合同会社を選ぶ第一のメリットは、設立にかかる費用が低いことです。たとえば設立登記を行う際には、登録免許税が必要になります。登録免許税は、原則として株式会社が15万円なのに対し、合同会社は6万円です。また、株式会社では定款を公証人に認証してもらうにあたり、認証手数料の5万円や登記申請用の定款の謄本の請求手数料の約2,000円などもかかりますが、合同会社では定款の認証が不要です。
また、株式会社であれば、決算期ごとの業績開示が必要ですし、役員の任期切れもあります。合同会社は、それらがないので、運営していくうえでの費用や手続きの負担が軽いというメリットがあるでしょう。
デメリットは、比較的低い費用で設立できるがための、与信判断での信頼度の低さや、そもそもの社会的認知度の低さといえます。
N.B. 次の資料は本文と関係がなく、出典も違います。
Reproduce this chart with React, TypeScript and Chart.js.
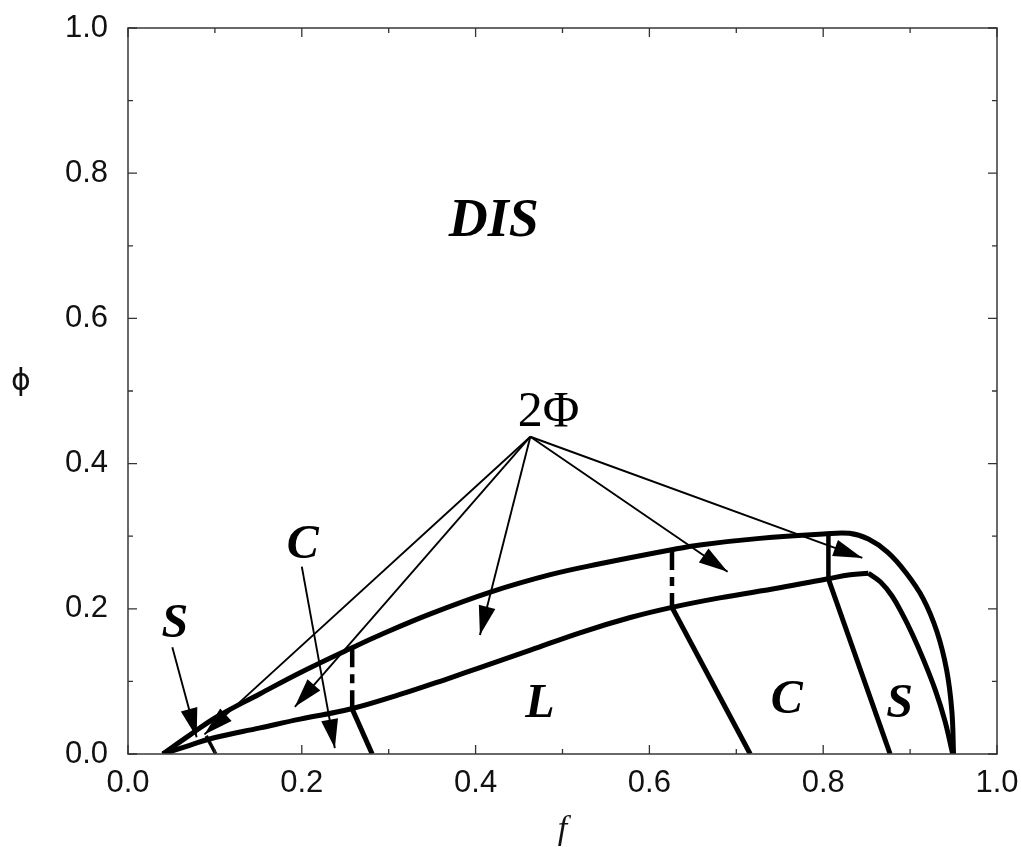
import React, { useEffect, useRef } from "react";
import { Chart, registerables } from "chart.js";

Chart.register(...registerables);

type Pt = { x: number; y: number };

// ---- data (f, phi) ----
const upperBoundary: Pt[] = [
  { x: 0.04, y: 0.0 }, { x: 0.071, y: 0.026 }, { x: 0.102, y: 0.051 }, { x: 0.152, y: 0.083 },
  { x: 0.198, y: 0.112 }, { x: 0.259, y: 0.147 }, { x: 0.29, y: 0.164 }, { x: 0.348, y: 0.193 },
  { x: 0.417, y: 0.223 }, { x: 0.486, y: 0.247 }, { x: 0.543, y: 0.262 }, { x: 0.624, y: 0.281 },
  { x: 0.658, y: 0.288 }, { x: 0.727, y: 0.297 }, { x: 0.8, y: 0.303 }, { x: 0.83, y: 0.304 },
  { x: 0.852, y: 0.296 }, { x: 0.874, y: 0.278 }, { x: 0.895, y: 0.25 }, { x: 0.915, y: 0.214 },
  { x: 0.931, y: 0.168 }, { x: 0.942, y: 0.116 }, { x: 0.948, y: 0.06 }, { x: 0.95, y: 0.0 },
];

const lowerBoundary: Pt[] = [
  { x: 0.04, y: 0.0 }, { x: 0.071, y: 0.012 }, { x: 0.098, y: 0.022 }, { x: 0.152, y: 0.036 },
  { x: 0.198, y: 0.048 }, { x: 0.256, y: 0.062 }, { x: 0.313, y: 0.082 }, { x: 0.371, y: 0.105 },
  { x: 0.405, y: 0.119 }, { x: 0.463, y: 0.143 }, { x: 0.52, y: 0.167 }, { x: 0.578, y: 0.188 },
  { x: 0.626, y: 0.202 }, { x: 0.681, y: 0.215 }, { x: 0.75, y: 0.229 }, { x: 0.804, y: 0.241 },
  { x: 0.831, y: 0.247 }, { x: 0.852, y: 0.249 },
];

const lowerTail: Pt[] = [
  { x: 0.852, y: 0.249 }, { x: 0.866, y: 0.237 }, { x: 0.879, y: 0.218 }, { x: 0.891, y: 0.193 },
  { x: 0.903, y: 0.164 }, { x: 0.915, y: 0.131 }, { x: 0.929, y: 0.088 }, { x: 0.94, y: 0.046 },
  { x: 0.949, y: 0.0 },
];

const boundaryLeft: Pt[] = [{ x: 0.258, y: 0.062 }, { x: 0.281, y: 0.0 }];
const boundaryMid: Pt[] = [{ x: 0.626, y: 0.202 }, { x: 0.716, y: 0.0 }];
const boundaryRight: Pt[] = [{ x: 0.806, y: 0.241 }, { x: 0.877, y: 0.0 }];
const boundaryTiny: Pt[] = [{ x: 0.09, y: 0.025 }, { x: 0.101, y: 0.0 }];

const tieLeft: Pt[] = [{ x: 0.258, y: 0.147 }, { x: 0.258, y: 0.062 }];
const tieMid: Pt[] = [{ x: 0.626, y: 0.281 }, { x: 0.626, y: 0.202 }];
const tieRight: Pt[] = [{ x: 0.806, y: 0.303 }, { x: 0.806, y: 0.241 }];

const twoPhiOrigin: Pt = { x: 0.463, y: 0.437 };
const twoPhiTips: Pt[] = [
  { x: 0.088, y: 0.027 }, { x: 0.192, y: 0.065 }, { x: 0.405, y: 0.164 },
  { x: 0.69, y: 0.251 }, { x: 0.845, y: 0.27 },
];
const arrowC: Pt[] = [{ x: 0.2, y: 0.258 }, { x: 0.238, y: 0.008 }];
const arrowS: Pt[] = [{ x: 0.051, y: 0.147 }, { x: 0.079, y: 0.023 }];

const tickLabels = ["0.0", "0.2", "0.4", "0.6", "0.8", "1.0"];
const minorTicks = [0, 0.1, 0.2, 0.3, 0.4, 0.5, 0.6, 0.7, 0.8, 0.9, 1.0];

const regionLabels = [
  { text: "DIS", x: 0.421, y: 0.733, kind: "big" },
  { text: "2Φ", x: 0.484, y: 0.47, kind: "roman" },
  { text: "C", x: 0.201, y: 0.287, kind: "bi" },
  { text: "S", x: 0.054, y: 0.178, kind: "bi" },
  { text: "L", x: 0.474, y: 0.068, kind: "bi" },
  { text: "C", x: 0.758, y: 0.074, kind: "bi" },
  { text: "S", x: 0.888, y: 0.068, kind: "bi" },
];

const fontFor: Record<string, string> = {
  big: 'bold italic 54px "Liberation Serif"',
  roman: '50px "Liberation Serif"',
  bi: 'bold italic 48px "Liberation Serif"',
};

const thick = (data: Pt[], extra: any = {}) => ({
  data,
  showLine: true,
  borderColor: "#000",
  borderWidth: 5,
  pointRadius: 0,
  borderCapStyle: "butt",
  borderJoinStyle: "round",
  ...extra,
});

const thin = (data: Pt[]) => ({
  data,
  showLine: true,
  borderColor: "#000",
  borderWidth: 1.9,
  pointRadius: 0,
  arrow: true,
});

const framePlugin = {
  id: "frame",
  beforeDraw(chart: any) {
    const { ctx, width, height } = chart;
    ctx.save();
    ctx.fillStyle = "#fff";
    ctx.fillRect(0, 0, width, height);
    ctx.restore();
  },
  afterDraw(chart: any) {
    const { ctx, chartArea: a, scales } = chart;
    ctx.save();
    ctx.strokeStyle = "#444";
    ctx.lineWidth = 1.6;
    ctx.strokeRect(a.left, a.top, a.right - a.left, a.bottom - a.top);
    ctx.lineWidth = 1.3;
    ctx.strokeStyle = "#333";
    minorTicks.forEach((v, i) => {
      const len = i % 2 === 0 ? 9 : 5;
      const px = scales.x.getPixelForValue(v);
      const py = scales.y.getPixelForValue(v);
      ctx.beginPath();
      ctx.moveTo(px, a.bottom); ctx.lineTo(px, a.bottom - len);
      ctx.moveTo(px, a.top); ctx.lineTo(px, a.top + len);
      ctx.moveTo(a.left, py); ctx.lineTo(a.left + len, py);
      ctx.moveTo(a.right, py); ctx.lineTo(a.right - len, py);
      ctx.stroke();
    });
    // axis titles
    ctx.fillStyle = "#111";
    ctx.textAlign = "center";
    ctx.textBaseline = "middle";
    ctx.font = '30px "DejaVu Sans"';
    ctx.fillText("ϕ", 21, (a.top + a.bottom) / 2 - 9);
    ctx.font = 'italic 34px "Liberation Serif"';
    ctx.textBaseline = "alphabetic";
    ctx.fillText("f", (a.left + a.right) / 2, 839);
    ctx.restore();
  },
};

const arrowPlugin = {
  id: "arrows",
  afterDatasetsDraw(chart: any) {
    const { ctx } = chart;
    ctx.save();
    ctx.fillStyle = "#000";
    chart.data.datasets.forEach((ds: any, i: number) => {
      if (!ds.arrow) return;
      const pts = chart.getDatasetMeta(i).data;
      const n = pts.length;
      const tip = pts[n - 1];
      const prev = pts[n - 2];
      const dx = tip.x - prev.x;
      const dy = tip.y - prev.y;
      const d = Math.hypot(dx, dy) || 1;
      const ux = dx / d, uy = dy / d;
      const L = 29, W = 8.5;
      const bx = tip.x - ux * L, by = tip.y - uy * L;
      ctx.beginPath();
      ctx.moveTo(tip.x, tip.y);
      ctx.lineTo(bx - uy * W, by + ux * W);
      ctx.lineTo(bx + uy * W, by - ux * W);
      ctx.closePath();
      ctx.fill();
    });
    ctx.restore();
  },
};

const labelPlugin = {
  id: "labels",
  afterDatasetsDraw(chart: any) {
    const { ctx, scales } = chart;
    ctx.save();
    ctx.fillStyle = "#000";
    ctx.textAlign = "center";
    ctx.textBaseline = "middle";
    regionLabels.forEach((l) => {
      ctx.font = fontFor[l.kind];
      ctx.fillText(l.text, scales.x.getPixelForValue(l.x), scales.y.getPixelForValue(l.y));
    });
    ctx.restore();
  },
};

export default function App() {
  const ref = useRef<HTMLCanvasElement | null>(null);
  useEffect(() => {
    if (!ref.current) return;
    const tickCfg = {
      stepSize: 0.2,
      font: { family: "Liberation Sans", size: 31 },
      color: "#111",
      callback: (v: any) => tickLabels[Math.round(Number(v) / 0.2)] ?? "",
    };
    const chart = new Chart(ref.current, {
      type: "scatter",
      data: {
        datasets: [
          thick(upperBoundary, { tension: 0.4 }),
          thick(lowerBoundary, { tension: 0.4 }),
          thick(lowerTail, { tension: 0.4 }),
          thick(boundaryLeft),
          thick(boundaryMid),
          thick(boundaryRight),
          thick(boundaryTiny, { borderWidth: 3.5 }),
          thick(tieLeft, { borderDash: [20, 7, 9, 7], borderWidth: 4.5 }),
          thick(tieMid, { borderDash: [20, 7, 9, 7], borderWidth: 4.5 }),
          thick(tieRight, { borderWidth: 4.5 }),
          ...twoPhiTips.map((t) => thin([twoPhiOrigin, t])),
          thin(arrowC),
          thin(arrowS),
        ] as any,
      },
      options: {
        animation: false,
        responsive: false,
        events: [],
        layout: { padding: { top: 28, right: 24, left: 0, bottom: 0 } },
        plugins: { legend: { display: false }, tooltip: { enabled: false } },
        scales: {
          x: {
            type: "linear",
            min: 0,
            max: 1,
            afterFit: (s: any) => {
              s.height = 93;
              s.paddingLeft = 0; s.paddingRight = 0; s.paddingTop = 0; s.paddingBottom = 0;
            },
            ticks: { ...tickCfg, padding: 11 },
            grid: { display: false, drawTicks: false },
            border: { display: false },
          },
          y: {
            type: "linear",
            min: 0,
            max: 1,
            afterFit: (s: any) => {
              s.width = 128;
              s.paddingLeft = 0; s.paddingRight = 0; s.paddingTop = 0; s.paddingBottom = 0;
            },
            ticks: { ...tickCfg, padding: 20 },
            grid: { display: false, drawTicks: false },
            border: { display: false },
          },
        },
      } as any,
      plugins: [framePlugin, arrowPlugin, labelPlugin],
    });
    return () => chart.destroy();
  }, []);
  return (
    <div style={{ position: "fixed", left: 0, top: 0, width: 1021, height: 847, background: "#fff" }}>
      <canvas ref={ref} width={1021} height={847} style={{ display: "block" }} />
    </div>
  );
}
また、途中で株式会社に変更しようとすると、最初から設立するよりも費用が高くつくことも覚えておきましょう。ただ、途中で株式会社に変更しようと考えるほど経営が順調であるならば、その点は大きな問題ではないかもしれません。
株式会社のメリットは信用性の高さと意思決定
では、株式会社にはどのようなメリットがあるのでしょうか。
初期に資金がなくても、発行した株と引き換えに、資金を得られるのが株式会社の強みです。さらに、事業規模が大きくなって株式市場に上場することになれば、より資金力が強まり、急成長することも可能になります。
株式会社には決算の公告が義務付けられており、取締役の任期もあるため、定期的にそれらにかかわる費用が必要になります。しかし、事業規模の大きな法人と取引をしたり、事業資金を借りたりしたい場合は、信用性の面から、現状では株式会社を選択したほうがよいでしょう。
また、株式会社の意思決定機関は株主総会で、出資割合の多い人ほど意思決定権も大きくなるので、方向性が定まらなくなるリスクは少ないといえます。合同会社には社員同士の迅速な意思決定で会社を運営できる特徴がありますが、経営が順調でなくなったときに、社員同士の意見が割れると収集がつかなくなるリスクがあるのです。
合同会社と株式会社、どちらにもメリットとデメリットがあります。特徴をよく知ったうえで、会社の形態を選択しましょう。